In the long term, the society aims to raise money to reopen the tunnel as a cycle path. In September 2017 the society was awarded a £90,000 grant from the Pen y Cymoedd Wind Farm Community Fund to allow three surveys of the tunnel to be undertaken:
- A survey into the defects of the tunnel, with estimates of the cost of repairs.
- A geotechnical survey looking at the materials used to seal both ends of the tunnel.
- A survey of the land which is marked to receive the excavated material. It is hoped this can be used to level ground and create space for camping, car parking and a visitors' centre.

In May 2018, the tunnel was opened up so that surveys could take place. Balfour Beatty declared that 95% of the tunnel is in as good a condition as when it opened, and the tunnel could potentially be reopened. National Highways is responsible for the tunnel and is unwilling to reopen it but is willing to transfer ownership to the Welsh government or local authorities. Rhondda Cynon Taf Council announced in July 2018 that it was working with Neath Port Talbot and Merthyr Tydfil Councils to secure the reopening of the tunnel.

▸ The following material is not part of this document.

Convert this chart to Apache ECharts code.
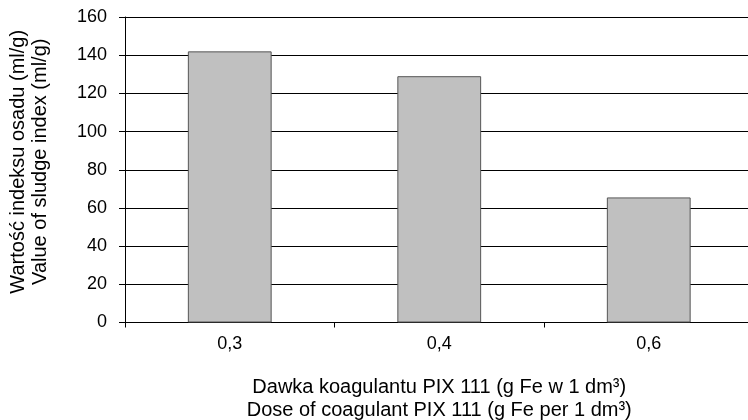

The UK government transport secretary, Grant Shapps announced in December 2021 that he would be happy to hand over ownership and control of the tunnel to the local council, Welsh government or a local group.

In January 2026 a planning application from the Society was approved by Rhondda Cynon Taf (RCT) Council for the excavation of land to expose the Blaencwm portal of the Rhondda Tunnel. The Society has said the proposals are considered to mark the first steps in the long-term strategic objective of unlocking the Rhondda Tunnel to allow for pedestrian and cycle access between the Rhondda and Upper Afan Valley.

If the project is successful, it will become the longest cycle tunnel in Europe and the second longest in the world after the 4,000 m Snoqualmie Tunnel in Washington state.